**Problem details:** Find all lines in the records that include the word "matplotlib", and copy them out.

+ + + + + + +

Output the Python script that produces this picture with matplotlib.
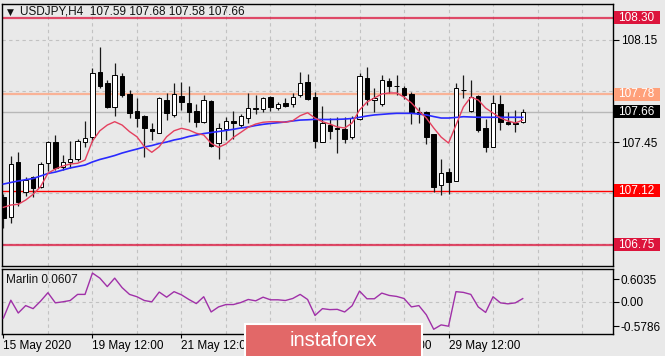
import matplotlib
matplotlib.use('Agg')
import matplotlib.pyplot as plt
import matplotlib.transforms as mtransforms
from matplotlib.patches import Rectangle
import numpy as np

plt.rcParams['font.family'] = ['Liberation Sans', 'DejaVu Sans']

# ---------------- data ----------------
title_text = "USDJPY,H4  107.59 107.68 107.58 107.66"
osc_name = "Marlin 0.0607"

opens = [107.080, 106.939, 107.315, 107.110, 107.212, 107.148, 107.312, 107.455, 107.285, 107.319,
         107.337, 107.451, 107.489, 107.929, 107.854, 107.694, 107.904, 107.779, 107.665, 107.631,
         107.542, 107.518, 107.740, 107.638, 107.769, 107.720, 107.668, 107.593, 107.733, 107.446,
         107.539, 107.599, 107.569, 107.619, 107.677, 107.679, 107.763, 107.687, 107.718, 107.711,
         107.774, 107.860, 107.763, 107.455, 107.569, 107.551, 107.540, 107.489, 107.608, 107.888,
         107.740, 107.713, 107.870, 107.836, 107.820, 107.779, 107.660, 107.661, 107.506, 107.160,
         107.250, 107.189, 107.808, 107.665, 107.769, 107.547, 107.421, 107.713, 107.592, 107.585,
         107.59]
highs = [107.098, 107.358, 107.383, 107.216, 107.221, 107.319, 107.460, 107.501, 107.364, 107.460,
         107.474, 107.599, 107.957, 108.104, 107.877, 107.991, 107.926, 107.805, 107.752, 107.638,
         107.581, 107.763, 107.786, 107.858, 107.863, 107.839, 107.713, 107.774, 107.740, 107.583,
         107.624, 107.665, 107.644, 107.790, 107.774, 107.763, 107.767, 107.728, 107.752, 107.786,
         107.929, 107.918, 107.797, 107.699, 107.615, 107.626, 107.626, 107.631, 107.922, 107.962,
         107.820, 107.911, 107.890, 107.911, 107.839, 107.797, 107.694, 107.665, 107.511, 107.335,
         107.274, 107.854, 107.911, 107.877, 107.774, 107.608, 107.774, 107.774, 107.660, 107.672,
         107.68]
lows = [106.864, 106.902, 107.018, 107.087, 107.080, 107.141, 107.257, 107.262, 107.262, 107.274,
        107.326, 107.421, 107.455, 107.820, 107.683, 107.629, 107.763, 107.615, 107.558, 107.349,
        107.467, 107.513, 107.603, 107.627, 107.672, 107.592, 107.558, 107.581, 107.421, 107.334,
        107.467, 107.472, 107.554, 107.581, 107.644, 107.660, 107.667, 107.672, 107.694, 107.694,
        107.758, 107.740, 107.409, 107.450, 107.472, 107.380, 107.448, 107.472, 107.603, 107.706,
        107.660, 107.699, 107.788, 107.774, 107.747, 107.576, 107.581, 107.440, 107.114, 107.091,
        107.098, 107.187, 107.752, 107.661, 107.524, 107.387, 107.418, 107.535, 107.569, 107.519,
        107.58]
closes = [106.932, 107.301, 107.041, 107.194, 107.141, 107.301, 107.455, 107.274, 107.315, 107.337,
          107.460, 107.479, 107.922, 107.838, 107.694, 107.911, 107.774, 107.649, 107.615, 107.547,
          107.528, 107.752, 107.648, 107.779, 107.728, 107.660, 107.592, 107.740, 107.429, 107.547,
          107.597, 107.581, 107.631, 107.687, 107.683, 107.752, 107.694, 107.711, 107.699, 107.763,
          107.854, 107.748, 107.460, 107.581, 107.530, 107.540, 107.472, 107.615, 107.904, 107.745,
          107.752, 107.877, 107.836, 107.834, 107.774, 107.649, 107.642, 107.489, 107.144, 107.240,
          107.178, 107.820, 107.806, 107.763, 107.535, 107.421, 107.718, 107.592, 107.576, 107.574,
          107.66]
ma_fast = [107.007, 107.023, 107.028, 107.057, 107.096, 107.148, 107.240, 107.269, 107.289, 107.303,
           107.308, 107.330, 107.460, 107.530, 107.569, 107.592, 107.569, 107.524, 107.489, 107.421,
           107.383, 107.421, 107.489, 107.530, 107.547, 107.535, 107.513, 107.501, 107.444, 107.417,
           107.440, 107.485, 107.519, 107.554, 107.576, 107.588, 107.592, 107.592, 107.588, 107.599,
           107.633, 107.653, 107.617, 107.592, 107.576, 107.556, 107.549, 107.583, 107.672, 107.726,
           107.754, 107.781, 107.788, 107.788, 107.760, 107.720, 107.665, 107.617, 107.549, 107.487,
           107.446, 107.569, 107.692, 107.760, 107.740, 107.685, 107.651, 107.617, 107.597, 107.583,
           107.603]
ma_slow = [107.166, 107.177, 107.187, 107.196, 107.204, 107.221, 107.238, 107.248, 107.262, 107.276,
           107.286, 107.296, 107.317, 107.334, 107.347, 107.361, 107.378, 107.392, 107.405, 107.419,
           107.429, 107.443, 107.453, 107.467, 107.477, 107.491, 107.501, 107.511, 107.518, 107.525,
           107.532, 107.540, 107.549, 107.556, 107.566, 107.574, 107.580, 107.585, 107.590, 107.597,
           107.603, 107.605, 107.608, 107.607, 107.607, 107.608, 107.610, 107.614, 107.622, 107.631,
           107.638, 107.642, 107.646, 107.649, 107.649, 107.649, 107.644, 107.638, 107.627, 107.617,
           107.617, 107.621, 107.626, 107.624, 107.622, 107.622, 107.622, 107.622, 107.622, 107.622,
           107.622]
marlin = [-0.296, 0.032, -0.203, -0.067, -0.123, 0.013, 0.169, -0.017, 0.002, 0.026,
          0.138, 0.138, 0.529, 0.436, 0.281, 0.436, 0.262, 0.138, 0.095, 0.026,
          0.002, 0.181, 0.087, 0.188, 0.130, 0.045, -0.030, 0.095, -0.184, -0.091,
          -0.048, -0.048, -0.011, 0.045, 0.020, 0.087, 0.039, 0.039, 0.026, 0.063,
          0.138, 0.045, -0.248, -0.123, -0.141, -0.136, -0.184, -0.070, 0.199, 0.058,
          0.058, 0.162, 0.119, 0.101, 0.063, -0.091, -0.067, -0.235, -0.501, -0.421,
          -0.445, 0.188, 0.175, 0.138, -0.091, -0.192, 0.095, -0.017, -0.035, -0.017,
          0.0607]

level_prices = [108.30, 107.78, 107.12, 106.75]
level_colors = ['#DC143C', '#FFA07A', '#FF0000', '#DC143C']
current_price = 107.66
price_ticks = [108.15, 107.45]
price_grid = [108.15, 107.80, 107.45, 107.105, 106.76]
osc_min, osc_max = -0.5786, 0.6035
date_ticks = [0, 12, 24, 36, 48, 60]
date_labels = ['15 May 2020', '19 May 12:00', '21 May 12:00', '25 May 12:00',
               '27 May 12:00', '29 May 12:00']

# ---------------- figure ----------------
W, H = 665, 356
fig = plt.figure(figsize=(W / 100, H / 100), dpi=100)
bg = '#e9e9e9'
fig.patch.set_facecolor(bg)


def rect(l, t, r, b):
    return [l / W, 1 - b / H, (r - l) / W, (b - t) / H]


ax = fig.add_axes(rect(2.3, 3.5, 612.5, 265.5))
axo = fig.add_axes(rect(2.3, 269, 612.5, 333.5), sharex=ax)
for a in (ax, axo):
    a.set_facecolor(bg)
    for s in a.spines.values():
        s.set_color('black')
        s.set_linewidth(1)

n = len(closes)
x = np.arange(n)
o = np.array(opens); c = np.array(closes)
hi = np.array(highs); lo = np.array(lows)

ax.set_xlim(-0.15, 82.1)
ax.set_ylim(106.610, 108.399)
axo.set_ylim(osc_min, osc_max)

grid_kw = dict(color='#c2c2c2', lw=0.8, ls=(0, (3, 3)), zorder=0)
for xv in range(6, 83, 6):
    ax.axvline(xv, **grid_kw)
    axo.axvline(xv, **grid_kw)
for yv in price_grid:
    ax.axhline(yv, **grid_kw)
axo.axhline(0, **grid_kw)

# levels
for p, col in zip(level_prices, level_colors):
    lw = 1.0 if col == '#FF0000' else 1.6
    alpha = 1.0 if col == '#FF0000' else 0.75
    ax.axhline(p, color=col, lw=lw, alpha=alpha, zorder=1)
ax.axhline(current_price, color='#b8b8b8', lw=1.0, zorder=1)

# candles
ax.vlines(x, lo, hi, color='#1a1a1a', lw=0.9, zorder=3)
up = c >= o
body_h = np.maximum(np.abs(c - o), 0.002)
ax.bar(x, body_h, bottom=np.minimum(o, c), width=0.6,
       color=np.where(up, 'white', 'black'), edgecolor='black', linewidth=0.7, zorder=4)

ax.plot(x, ma_slow, color='#2a2aff', lw=1.2, zorder=5)
ax.plot(x, ma_fast, color='#e4405e', lw=1.0, zorder=6)

# right price axis
ax.yaxis.tick_right()
ax.set_yticks(price_ticks)
ax.set_yticklabels([f'{v:.2f}' for v in price_ticks])
ax.tick_params(axis='y', direction='out', length=4, pad=2, labelsize=8.5, colors='black')
ax.tick_params(axis='x', bottom=False, labelbottom=False)

trans = mtransforms.blended_transform_factory(ax.transAxes, ax.transData)
hh = 6.5 / 146.45
bx0 = (614 - 2.3) / 610.2
bw = (660 - 614) / 610.2
tx = (618.5 - 2.3) / 610.2
for p, col in list(zip(level_prices, level_colors)) + [(current_price, 'black')]:
    ax.add_patch(Rectangle((bx0, p - hh), bw, 2 * hh, transform=trans, fc=col, ec='none',
                           clip_on=False, zorder=7))
    ax.text(tx, p, f'{p:.2f}', transform=trans, color='white', fontsize=8.5,
            va='center', ha='left', clip_on=False, zorder=8)

# title
fig.text(6.5 / W, 1 - 12 / H, '\u25bc', fontsize=6.5, va='center', ha='left', color='#111111',
         family=['DejaVu Sans'])
fig.text(20 / W, 1 - 12 / H, title_text, fontsize=8.5, va='center', ha='left', color='#111111')

# oscillator
axo.plot(x, marlin, color='#a030a8', lw=1.0, zorder=3)
axo.yaxis.tick_right()
axo.set_yticks([0.42, 0.0, -0.45])
axo.set_yticklabels(['0.6035', '0.00', '-0.5786'])
axo.tick_params(axis='y', direction='out', length=4, pad=2, labelsize=8.5, colors='black')
axo.set_xticks(date_ticks)
axo.set_xticklabels(date_labels, ha='left')
axo.tick_params(axis='x', direction='out', length=3, pad=2, labelsize=8.5, colors='black')
axo.text((6 - 2.3) / 610.2, (333.5 - 280) / 64.5, osc_name, transform=axo.transAxes,
         fontsize=8.5, va='center', ha='left', color='#111111')

# watermark
fig.add_artist(Rectangle((244.5 / W, -0.01), (421.5 - 244.5) / W, (356 - 324) / H + 0.01,
                         transform=fig.transFigure, fc='#e26868', ec='white', lw=1.5, zorder=10))
fig.text(333 / W, 1 - 340 / H, 'instaforex', color='white', fontsize=14.5,
         ha='center', va='center', zorder=11)

fig.savefig('out.png', dpi=100, facecolor=bg)
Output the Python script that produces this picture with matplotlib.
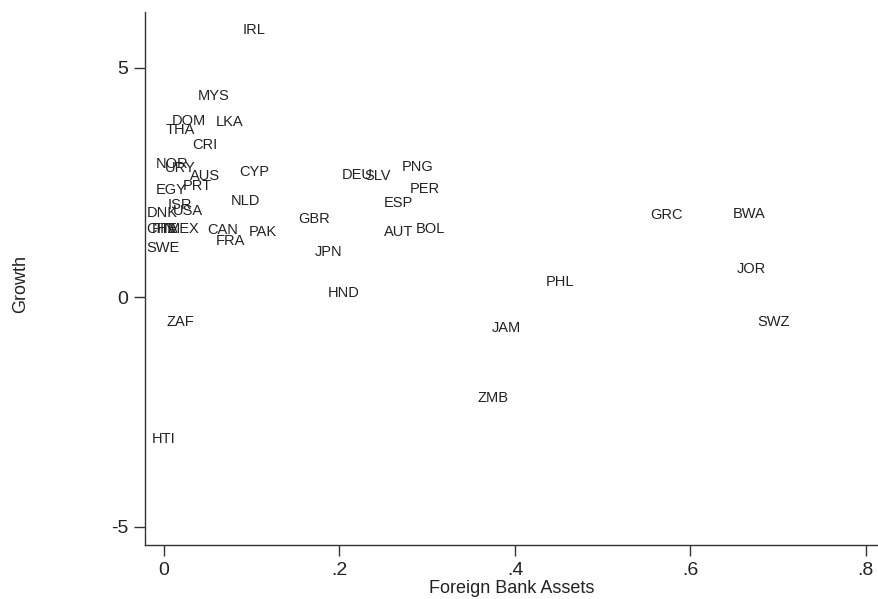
import matplotlib
matplotlib.use("Agg")
import matplotlib.pyplot as plt

countries = ["IRL", "MYS", "DOM", "THA", "LKA", "CRI", "NOR", "URY", "AUS", "CYP",
             "EGY", "PRT", "ISR", "NLD", "DNK", "USA", "CHE", "FIN", "ITA", "MEX",
             "SWE", "CAN", "FRA", "PAK", "GBR", "JPN", "HND", "DEU", "SLV", "PNG",
             "PER", "ESP", "AUT", "BOL", "GRC", "BWA", "JOR", "PHL", "SWZ", "JAM",
             "ZMB", "ZAF", "HTI"]
foreign_assets = [0.103, 0.056, 0.028, 0.018, 0.075, 0.047, 0.009, 0.019, 0.047, 0.103,
                  0.008, 0.038, 0.018, 0.093, -0.002, 0.027, -0.003, 0.000, 0.004, 0.022,
                  -0.001, 0.067, 0.076, 0.113, 0.171, 0.188, 0.205, 0.220, 0.243, 0.289,
                  0.297, 0.267, 0.268, 0.304, 0.573, 0.667, 0.670, 0.451, 0.695, 0.390,
                  0.375, 0.019, -0.001]
growth = [5.84, 4.42, 3.87, 3.68, 3.85, 3.35, 2.93, 2.85, 2.67, 2.76,
          2.37, 2.45, 2.04, 2.12, 1.86, 1.91, 1.51, 1.51, 1.51, 1.51,
          1.10, 1.49, 1.25, 1.45, 1.73, 1.01, 0.13, 2.69, 2.67, 2.87,
          2.39, 2.08, 1.45, 1.51, 1.82, 1.84, 0.64, 0.37, -0.50, -0.65,
          -2.16, -0.52, -3.06]

xticks = [0, 0.2, 0.4, 0.6, 0.8]
xticklabels = ["0", ".2", ".4", ".6", ".8"]
yticks = [-5, 0, 5]
yticklabels = ["-5", "0", "5"]

plt.rcParams['font.family'] = ['Liberation Sans', 'DejaVu Sans']

fig = plt.figure(figsize=(8.79, 5.99), dpi=100)
ax = fig.add_axes([145/879, 1-545/599, 1-145/879, (545-12)/599])
ax.set_xlim(-0.0217, 0.815)
ax.set_ylim(-5.4, 6.21)

for c, x, y in zip(countries, foreign_assets, growth):
    ax.text(x, y, c, ha="center", va="center_baseline", fontsize=10.5, color="#222222")

for s in ["top", "right"]:
    ax.spines[s].set_visible(False)
for s in ["left", "bottom"]:
    ax.spines[s].set_color("#333333")
    ax.spines[s].set_linewidth(1.0)

ax.set_xticks(xticks)
ax.set_xticklabels(xticklabels, fontsize=14)
ax.set_yticks(yticks)
ax.set_yticklabels(yticklabels, fontsize=14)
ax.tick_params(direction="out", length=8, width=1.0, color="#333333", labelcolor="#222222", pad=4)
ax.set_xlabel("Foreign Bank Assets", fontsize=13, color="#222222", labelpad=1)
ax.set_ylabel("Growth", fontsize=13, color="#222222")
ax.yaxis.set_label_coords(-0.158, 0.49)

fig.savefig("out.png", dpi=100)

+ + + + + + +

**Worked solution:**
Output the Python script that produces this picture with matplotlib.
import matplotlib
matplotlib.use('Agg')
import matplotlib.pyplot as plt
import matplotlib.transforms as mtransforms
from matplotlib.patches import Rectangle
Output the Python script that produces this picture with matplotlib.
import matplotlib
matplotlib.use("Agg")
import matplotlib.pyplot as plt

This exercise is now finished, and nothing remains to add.